## AIM OF THE TASK
Only the span from the line containing "Reproduce this chart with matplotlib." down to the line containing "from matplotlib.lines import Line2D" is to be printed, exactly and inclusively, with pictures omitted.
+===+
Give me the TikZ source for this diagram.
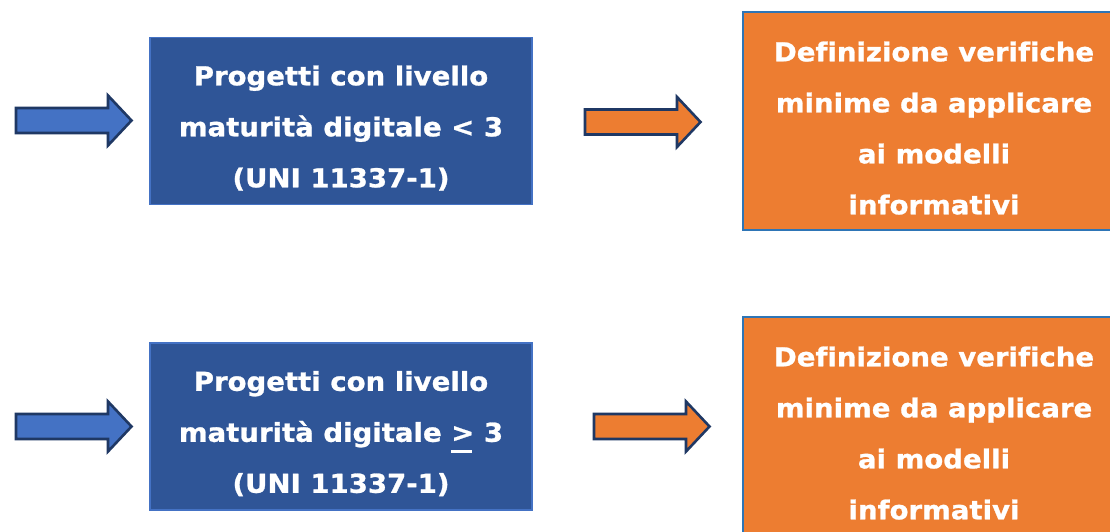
\documentclass[tikz,border=0pt]{standalone}
\usepackage{fontspec}
\setmainfont[FakeStretch=1.06,FakeBold=1,Ligatures=NoCommon]{DejaVu Sans}
\usepackage{tikz}
\usetikzlibrary{positioning}
\definecolor{boxblue}{HTML}{2F5597}
\definecolor{boxedge}{HTML}{4472C4}
\definecolor{orange}{HTML}{ED7D31}
\definecolor{orangeedge}{HTML}{2E75B6}
\definecolor{arrblue}{HTML}{4472C4}
\definecolor{navy}{HTML}{1F3864}
% pushes the text block a little lower inside its box
\newcommand{\topgap}{\rule{0pt}{34pt}}
% underlined ">" as in the slide
\newcommand{\ulgt}{\rlap{\rule[-11.5pt]{21pt}{2.8pt}}>}

\tikzset{
  project/.style={draw=boxedge,line width=1.2pt,fill=boxblue,minimum width=382pt,minimum height=167pt,
    align=center,text=white,font=\bfseries\fontsize{26}{51}\selectfont},
  check/.style={draw=orangeedge,line width=2pt,fill=orange,minimum width=382pt,minimum height=218pt,
    align=center,text=white,font=\bfseries\fontsize{26}{51}\selectfont},
  blockarr/.style={draw=navy,line width=2.6pt,line join=miter}
}

\begin{document}
\begin{tikzpicture}[x=1pt,y=1pt]
  \useasboundingbox (0,0) rectangle (1110,531);
  \clip (0,0) rectangle (1110,531);
  \fill[white] (0,0) rectangle (1110,531);
  % projects
  \node[project] (low) at (341,410) {\topgap Progetti con livello\\maturità digitale < 3\\(UNI 11337-1)};
  \node[project] (high) at (341,104.5) {\topgap Progetti con livello\\maturità digitale \ulgt{} 3\\(UNI 11337-1)};
  % checks
  \node[check] (lowcheck) at (934,410) {\topgap Definizione verifiche\\minime da applicare\\ai modelli\\informativi};
  \node[check] (highcheck) at (934,105) {\topgap Definizione verifiche\\minime da applicare\\ai modelli\\informativi};
  % block arrows
  \draw[blockarr,fill=arrblue] (16,398) coordinate (inlow) -- ++(92,0) -- ++(0,-12.5) -- ++(23.5,25) -- ++(-23.5,25) -- ++(0,-12.5) -- ++(-92,0) -- cycle;
  \draw[blockarr,fill=orange] (585,396.5) coordinate (outlow) -- ++(92,0) -- ++(0,-12.5) -- ++(23.5,25) -- ++(-23.5,25) -- ++(0,-12.5) -- ++(-92,0) -- cycle;
  \draw[blockarr,fill=arrblue] (16,92) coordinate (inhigh) -- ++(92,0) -- ++(0,-12.5) -- ++(23.5,25) -- ++(-23.5,25) -- ++(0,-12.5) -- ++(-92,0) -- cycle;
  \draw[blockarr,fill=orange] (594,92) coordinate (outhigh) -- ++(92,0) -- ++(0,-12.5) -- ++(23.5,25) -- ++(-23.5,25) -- ++(0,-12.5) -- ++(-92,0) -- cycle;
\end{tikzpicture}
\end{document}
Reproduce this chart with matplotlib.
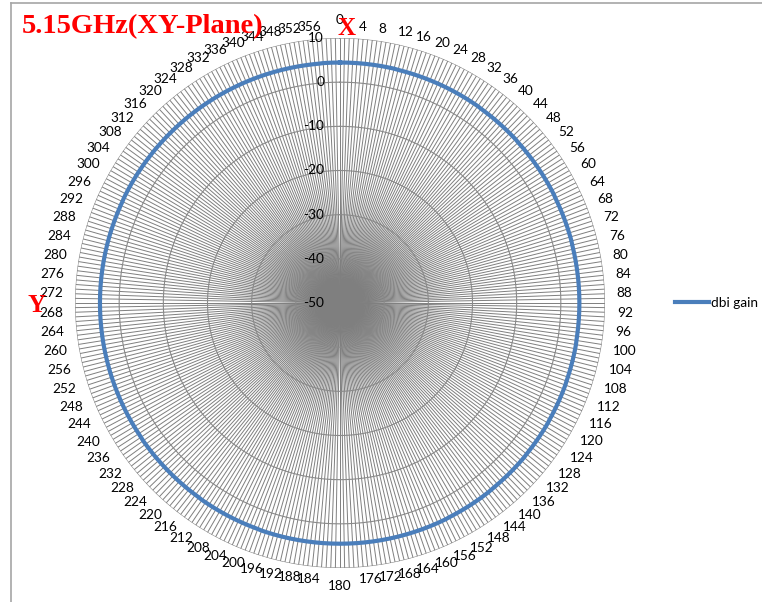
import numpy as np
import matplotlib
matplotlib.use("Agg")
import matplotlib.pyplot as plt
from matplotlib.lines import Line2D

# ---- data ----
angles_deg = list(range(360))
dbi_gain = [
    4.45, 4.45, 4.45, 4.45, 4.45, 4.45, 4.45, 4.45, 4.45, 4.45, 4.45, 4.45,
    4.45, 4.45, 4.4, 4.4, 4.4, 4.4, 4.4, 4.4, 4.4, 4.4, 4.4, 4.4,
    4.4, 4.4, 4.4, 4.4, 4.4, 4.4, 4.4, 4.4, 4.4, 4.4, 4.4, 4.4,
    4.35, 4.35, 4.35, 4.35, 4.35, 4.35, 4.35, 4.35, 4.35, 4.35, 4.35, 4.35,
    4.3, 4.3, 4.3, 4.3, 4.3, 4.3, 4.3, 4.3, 4.3, 4.3, 4.3, 4.3,
    4.3, 4.3, 4.3, 4.3, 4.25, 4.25, 4.25, 4.25, 4.25, 4.25, 4.25, 4.25,
    4.25, 4.25, 4.25, 4.25, 4.2, 4.2, 4.2, 4.2, 4.2, 4.2, 4.2, 4.2,
    4.2, 4.2, 4.2, 4.2, 4.2, 4.2, 4.2, 4.2, 4.2, 4.2, 4.2, 4.2,
    4.2, 4.2, 4.2, 4.2, 4.25, 4.25, 4.25, 4.25, 4.25, 4.25, 4.25, 4.25,
    4.25, 4.25, 4.3, 4.3, 4.3, 4.3, 4.3, 4.3, 4.3, 4.3, 4.3, 4.3,
    4.35, 4.35, 4.35, 4.35, 4.35, 4.35, 4.35, 4.35, 4.35, 4.35, 4.4, 4.4,
    4.4, 4.4, 4.4, 4.4, 4.4, 4.4, 4.4, 4.4, 4.4, 4.4, 4.45, 4.45,
    4.45, 4.45, 4.45, 4.45, 4.45, 4.45, 4.45, 4.45, 4.45, 4.45, 4.5, 4.5,
    4.5, 4.5, 4.5, 4.5, 4.5, 4.5, 4.5, 4.5, 4.5, 4.5, 4.5, 4.5,
    4.5, 4.5, 4.5, 4.5, 4.5, 4.5, 4.5, 4.5, 4.5, 4.5, 4.5, 4.5,
    4.5, 4.5, 4.5, 4.5, 4.5, 4.5, 4.5, 4.5, 4.5, 4.5, 4.5, 4.5,
    4.5, 4.5, 4.5, 4.5, 4.5, 4.5, 4.5, 4.5, 4.45, 4.45, 4.45, 4.45,
    4.45, 4.45, 4.45, 4.45, 4.45, 4.45, 4.45, 4.45, 4.45, 4.45, 4.45, 4.45,
    4.4, 4.4, 4.4, 4.4, 4.4, 4.4, 4.4, 4.4, 4.4, 4.4, 4.4, 4.4,
    4.4, 4.4, 4.4, 4.4, 4.4, 4.4, 4.4, 4.4, 4.35, 4.35, 4.35, 4.35,
    4.35, 4.35, 4.35, 4.35, 4.35, 4.35, 4.35, 4.35, 4.35, 4.35, 4.35, 4.35,
    4.35, 4.35, 4.35, 4.35, 4.35, 4.35, 4.35, 4.35, 4.35, 4.35, 4.35, 4.35,
    4.35, 4.35, 4.35, 4.35, 4.35, 4.35, 4.35, 4.35, 4.35, 4.35, 4.35, 4.35,
    4.35, 4.35, 4.35, 4.35, 4.35, 4.35, 4.35, 4.35, 4.35, 4.35, 4.35, 4.35,
    4.35, 4.35, 4.35, 4.35, 4.35, 4.35, 4.35, 4.35, 4.4, 4.4, 4.4, 4.4,
    4.4, 4.4, 4.4, 4.4, 4.4, 4.4, 4.4, 4.4, 4.4, 4.4, 4.4, 4.4,
    4.4, 4.4, 4.4, 4.4, 4.4, 4.4, 4.4, 4.4, 4.4, 4.4, 4.4, 4.4,
    4.4, 4.4, 4.4, 4.4, 4.4, 4.4, 4.4, 4.4, 4.4, 4.4, 4.4, 4.4,
    4.4, 4.4, 4.4, 4.4, 4.4, 4.4, 4.4, 4.4, 4.4, 4.4, 4.4, 4.4,
    4.4, 4.4, 4.4, 4.4, 4.4, 4.4, 4.4, 4.4, 4.45, 4.45, 4.45, 4.45,
]
radial_ticks = [10, 0, -10, -20, -30, -40, -50]
r_min, r_max = -50, 10
label_step = 4
series_name = "dbi gain"
title_text = "5.15GHz(XY-Plane)"

# ---- figure ----
W, H = 762, 602
fig = plt.figure(figsize=(W / 100, H / 100), dpi=100)
fig.patch.set_facecolor("white")

cx, cy, R = 340, 303, 265  # pixels from top-left
ax = fig.add_axes([(cx - R) / W, (H - cy - R) / H, 2 * R / W, 2 * R / H],
                  projection="polar")
ax.set_theta_zero_location("N")
ax.set_theta_direction(-1)
ax.set_ylim(r_min, r_max)
ax.grid(False)
ax.set_xticks([])
ax.set_yticks([])
for s in ax.spines.values():
    s.set_visible(False)
ax.patch.set_alpha(0)

grid_col = "#7f7f7f"
theta = np.deg2rad(angles_deg)
# spokes
ax.vlines(theta, r_min, r_max, colors=grid_col, linewidth=0.7, zorder=1)
# rings
ring_t = np.append(theta, theta[0])
for v in radial_ticks:
    if v == r_min:
        continue
    ax.plot(ring_t, [v] * len(ring_t), color="#8a8a8a", linewidth=0.8, zorder=1)

# data
vals = np.append(np.array(dbi_gain), dbi_gain[0])
line, = ax.plot(ring_t, vals, color="#4A7EBB", linewidth=3.0, zorder=3,
                label=series_name)

lab_font = dict(family=["Lato", "DejaVu Sans"], fontsize=9.8, color="#000000")

# radial labels
for v in radial_ticks:
    ax.annotate(str(v), xy=(0, v), xytext=(-11.5, 0), textcoords="offset points",
                ha="right", va="center", zorder=5, **lab_font)

# angle labels
r_lab = r_min + (r_max - r_min) * 277.0 / R
for a in range(0, 360, label_step):
    t = np.deg2rad(a)
    ux, uy = np.sin(t), np.cos(t)
    if abs(ux) < 1e-9:
        ha = "center"
        va = "bottom" if uy > 0 else "top"
    else:
        ha = "left" if ux > 0 else "right"
        va = "center"
    ax.text(t, r_lab, str(a), ha=ha, va=va, zorder=5, clip_on=False, **lab_font)

# title & axis markers
ser = dict(family=["Liberation Serif", "DejaVu Serif"], fontweight="bold", color="#FF0000")
fig.text(22 / W, 1 - 33 / H, title_text, ha="left", va="baseline", fontsize=20.5, **ser)
fig.text(337 / W, 1 - 35 / H, "X", ha="left", va="baseline", fontsize=18, **ser)
fig.text(27 / W, 1 - 312 / H, "Y", ha="left", va="baseline", fontsize=18, **ser)

# legend
leg = fig.legend(handles=[line], loc="center left",
                 bbox_to_anchor=(675 / W, 1 - 303 / H), frameon=False,
                 borderpad=0, borderaxespad=0, handlelength=2.5, handletextpad=0.15,
                 prop=dict(family=["Lato", "DejaVu Sans"], size=9.8))

# chart border (left and top)
bcol = "#A6A6A6"
fig.add_artist(Line2D([11 / W, 11 / W], [0, 1 - 3 / H], color=bcol, linewidth=1.2))
fig.add_artist(Line2D([11 / W, 1], [1 - 3 / H, 1 - 3 / H], color=bcol, linewidth=1.2))

fig.savefig("out.png", dpi=100)
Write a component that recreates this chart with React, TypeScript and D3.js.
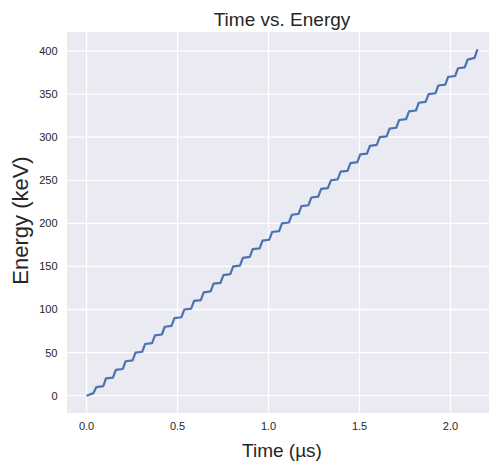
import React from "react";
import * as d3 from "d3";

const timeUs: number[] = [
  0,
  0.038, 0.054, 0.092, 0.107, 0.145, 0.161, 0.199, 0.215, 0.253, 0.269,
  0.306, 0.322, 0.360, 0.376, 0.414, 0.430, 0.467, 0.483, 0.521, 0.537,
  0.575, 0.591, 0.628, 0.644, 0.682, 0.698, 0.736, 0.752, 0.790, 0.806,
  0.843, 0.859, 0.897, 0.913, 0.951, 0.967, 1.004, 1.020, 1.058, 1.074,
  1.112, 1.128, 1.165, 1.181, 1.219, 1.235, 1.273, 1.289, 1.326, 1.343,
  1.380, 1.396, 1.434, 1.450, 1.488, 1.504, 1.541, 1.557, 1.595, 1.611,
  1.649, 1.665, 1.702, 1.718, 1.756, 1.772, 1.810, 1.826, 1.863, 1.880,
  1.917, 1.933, 1.971, 1.987, 2.025, 2.041, 2.078, 2.094, 2.132, 2.148,
];

const energyKeV: number[] = [
  0,
  3, 10, 11, 20, 21, 30, 31, 40, 41, 50,
  51, 60, 61, 70, 71, 80, 81, 90, 91, 100,
  101, 110, 111, 120, 121, 130, 131, 140, 141, 150,
  151, 160, 161, 170, 171, 180, 181, 190, 191, 200,
  201, 210, 211, 220, 221, 230, 231, 240, 241, 250,
  251, 260, 261, 270, 271, 280, 281, 290, 291, 300,
  301, 310, 311, 320, 321, 330, 331, 340, 341, 350,
  351, 360, 361, 370, 371, 380, 381, 390, 392, 402,
];

const xTicks: number[] = [0, 0.5, 1.0, 1.5, 2.0];
const yTicks: number[] = [0, 50, 100, 150, 200, 250, 300, 350, 400];

const titleText = "Time vs. Energy";
const xLabel = "Time (\u00b5s)";
const yLabel = "Energy (keV)";

export default function App() {
  const W = 489;
  const H = 461;
  const left = 67;
  const right = 497;
  const top = 32;
  const bottom = 413;

  const xMin = d3.min(timeUs)!;
  const xMax = d3.max(timeUs)!;
  const xR = xMax - xMin;
  const yMin = d3.min(energyKeV)!;
  const yMax = d3.max(energyKeV)!;
  const yR = yMax - yMin;

  const x = d3
    .scaleLinear()
    .domain([xMin - 0.05 * xR, xMax + 0.05 * xR])
    .range([left, right]);
  const y = d3
    .scaleLinear()
    .domain([yMin - 0.05 * yR, yMax + 0.05 * yR])
    .range([bottom, top]);

  const pts: [number, number][] = timeUs.map((t, i) => [t, energyKeV[i]]);
  const line = d3
    .line<[number, number]>()
    .x((d) => x(d[0]))
    .y((d) => y(d[1]));

  const font = "'Liberation Sans', Arial, sans-serif";
  const textColor = "#262626";

  return (
    <svg
      width={W}
      height={H}
      style={{ position: "absolute", left: 0, top: 0, background: "#fff" }}
      fontFamily={font}
    >
      <rect x={left} y={top} width={right - left} height={bottom - top} fill="#EAEAF2" />
      {xTicks.map((t) => (
        <line key={"gx" + t} x1={x(t)} x2={x(t)} y1={top} y2={bottom} stroke="#fff" strokeWidth={1.3} />
      ))}
      {yTicks.map((t) => (
        <line key={"gy" + t} x1={left} x2={right} y1={y(t)} y2={y(t)} stroke="#fff" strokeWidth={1.3} />
      ))}
      <path
        d={line(pts) || ""}
        fill="none"
        stroke="#4C72B0"
        strokeWidth={2.2}
        strokeLinejoin="round"
        strokeLinecap="butt"
      />
      {xTicks.map((t) => (
        <text key={"tx" + t} x={x(t)} y={430} textAnchor="middle" fontSize={11} fill={textColor}>
          {d3.format(".1f")(t)}
        </text>
      ))}
      {yTicks.map((t) => (
        <text key={"ty" + t} x={57.5} y={y(t)} dy="0.36em" textAnchor="end" fontSize={11} fill={textColor}>
          {t}
        </text>
      ))}
      <text x={(left + right) / 2} y={26} textAnchor="middle" fontSize={19} fill={textColor}>
        {titleText}
      </text>
      <text x={(left + right) / 2} y={457} textAnchor="middle" fontSize={19} fill={textColor}>
        {xLabel}
      </text>
      <text
        transform={`translate(28,${(top + bottom) / 2 - 2}) rotate(-90)`}
        textAnchor="middle"
        fontSize={22}
        fill={textColor}
      >
        {yLabel}
      </text>
    </svg>
  );
}
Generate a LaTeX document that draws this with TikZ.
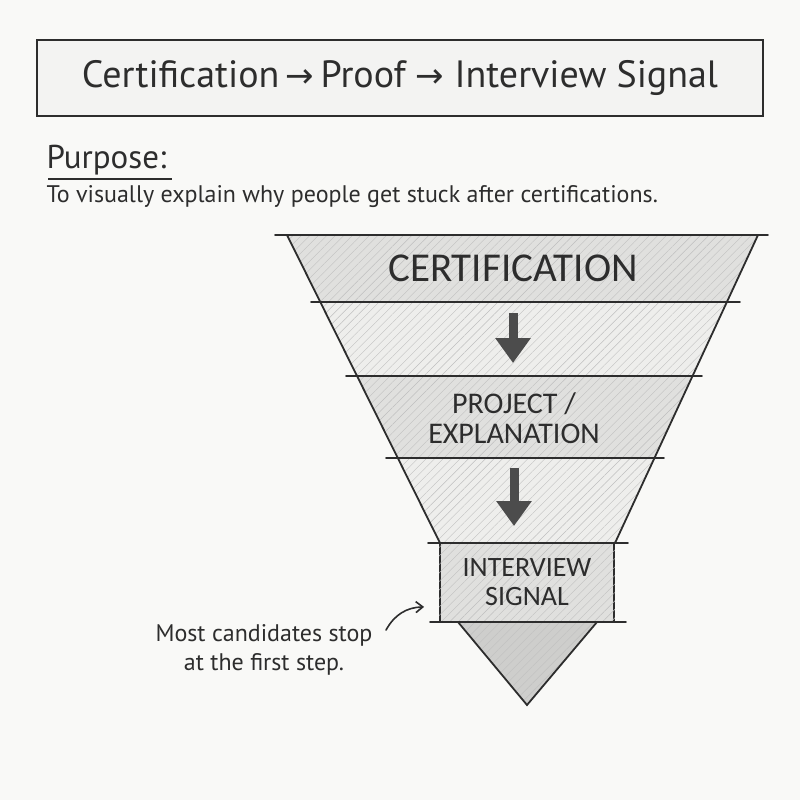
\documentclass[tikz,border=0pt]{standalone}
\usepackage{fontspec}
\setmainfont{Carlito}
\newfontfamily\handfont{PT Sans}
\newfontfamily\arrowfont{DejaVu Sans}
\usepackage{tikz}
\usetikzlibrary{calc}
\usetikzlibrary{arrows.meta}
\usetikzlibrary{patterns.meta}
\usetikzlibrary{positioning}
\definecolor{graphite}{RGB}{45, 45, 45}
\definecolor{pencil}{RGB}{95, 95, 95}
\definecolor{paper}{RGB}{249, 249, 247}
\definecolor{smudge}{RGB}{224, 224, 222}
\definecolor{haze}{RGB}{238, 238, 236}
\newcommand{\titlearrow}{{\arrowfont\fontsize{34}{34}\selectfont\char"2192}}

\tikzset{
  hatch/.style={pattern={Lines[angle=45,distance=6pt,line width=0.4pt]}, pattern color=pencil!40},
  rule/.style={draw=graphite, line width=1.8pt, line cap=round},
  stagetext/.style={text=graphite, align=center},
  stagebox/.style={draw=graphite, line width=1.8pt, fill=smudge, inner sep=0pt},
  downarrow/.style={draw=graphite!85, line width=9pt, -{Triangle[width=34pt,length=25pt]}},
  notearrow/.style={draw=graphite, line width=1.6pt, line cap=round, -{Straight Barb[length=7pt,width=11pt]}},
}

\begin{document}
\begin{tikzpicture}[x=1pt, y=-1pt]
            \fill[paper] (0,0) rectangle (800,800);
            \node[draw=graphite, line width=1.8pt, fill=haze!70, minimum width=726, minimum height=76, text=graphite,
                 font=\handfont\fontsize{38}{44}\selectfont]
                 (title) at (400,78) {Certification\,\titlearrow\,Proof \titlearrow\ Interview Signal};
            \node[anchor=west, text=graphite, font=\handfont\fontsize{33}{38}\selectfont] (purpose) at (43,160) {Purpose:};
            \draw[draw=graphite, line width=1.2pt] (48,179) -- (172,179);
            \node[anchor=west, text=graphite, font=\handfont\fontsize{24}{28}\selectfont] (aim) at (43,197)
                 {To visually explain why people get stuck after certifications.};
            \filldraw[fill=smudge, draw=none]  (287,235) -- (758,235) -- (726.9,302) -- (320.3,302) -- cycle;
            \filldraw[fill=haze,   draw=none]  (320.3,302) -- (726.9,302) -- (692.6,376) -- (357.1,376) -- cycle;
            \filldraw[fill=smudge, draw=none]  (357.1,376) -- (692.6,376) -- (654.5,458) -- (397.8,458) -- cycle;
            \filldraw[fill=haze,   draw=none]  (397.8,458) -- (654.5,458) -- (615,543) -- (440,543) -- cycle;
            \filldraw[fill=smudge!92!black, draw=none] (458,622) -- (597,622) -- (527,705) -- cycle;
            \fill[hatch] (287,235) -- (758,235) -- (615,543) -- (440,543) -- cycle;
            \fill[hatch] (458,622) -- (597,622) -- (527,705) -- cycle;
            \draw[rule] (287,235) -- (440,543);
            \draw[rule] (758,235) -- (615,543);
            \draw[rule] (275,235) -- (768,235);
            \draw[rule] (311,302) -- (740,302);
            \draw[rule] (346,376) -- (702,376);
            \draw[rule] (386,458) -- (664,458);
            \draw[rule] (458,622) -- (527,705) -- (597,622);
            \node[stagebox, minimum width=174, minimum height=79] (signal) at (527,582.5) {};
            \fill[hatch] (signal.south west) rectangle (signal.north east);
            \draw[rule] (428,543) -- (628,543);
            \draw[rule] (430,622) -- (626,622);
            \node[stagetext, font=\fontsize{41}{44}\selectfont] (cert) at (513,268) {CERTIFICATION};
            \node[stagetext, font=\fontsize{30}{30}\selectfont] (proj) at (514,418) {PROJECT /\\EXPLANATION};
            \node[stagetext, font=\fontsize{28}{29}\selectfont] (stop) at (signal) {INTERVIEW\\SIGNAL};
            \draw[downarrow] ([yshift=-45pt]cert.center) -- ([yshift=-95pt]cert.center);
            \draw[downarrow] ([yshift=-50pt]proj.center) -- ([yshift=-108pt]proj.center);
            \node[stagetext, font=\handfont\fontsize{24}{29}\selectfont] (note) at (264,650) {Most candidates stop\\at the first step.};
            \draw[notearrow] ([xshift=10pt,yshift=-9pt]note.north east) to[bend left=30] ([xshift=-15pt,yshift=16pt]signal.south west);
        \end{tikzpicture}
\end{document}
+===+
## CORRECT RESULT
Reproduce this chart with matplotlib.
import numpy as np
import matplotlib
matplotlib.use("Agg")
import matplotlib.pyplot as plt
from matplotlib.lines import Line2D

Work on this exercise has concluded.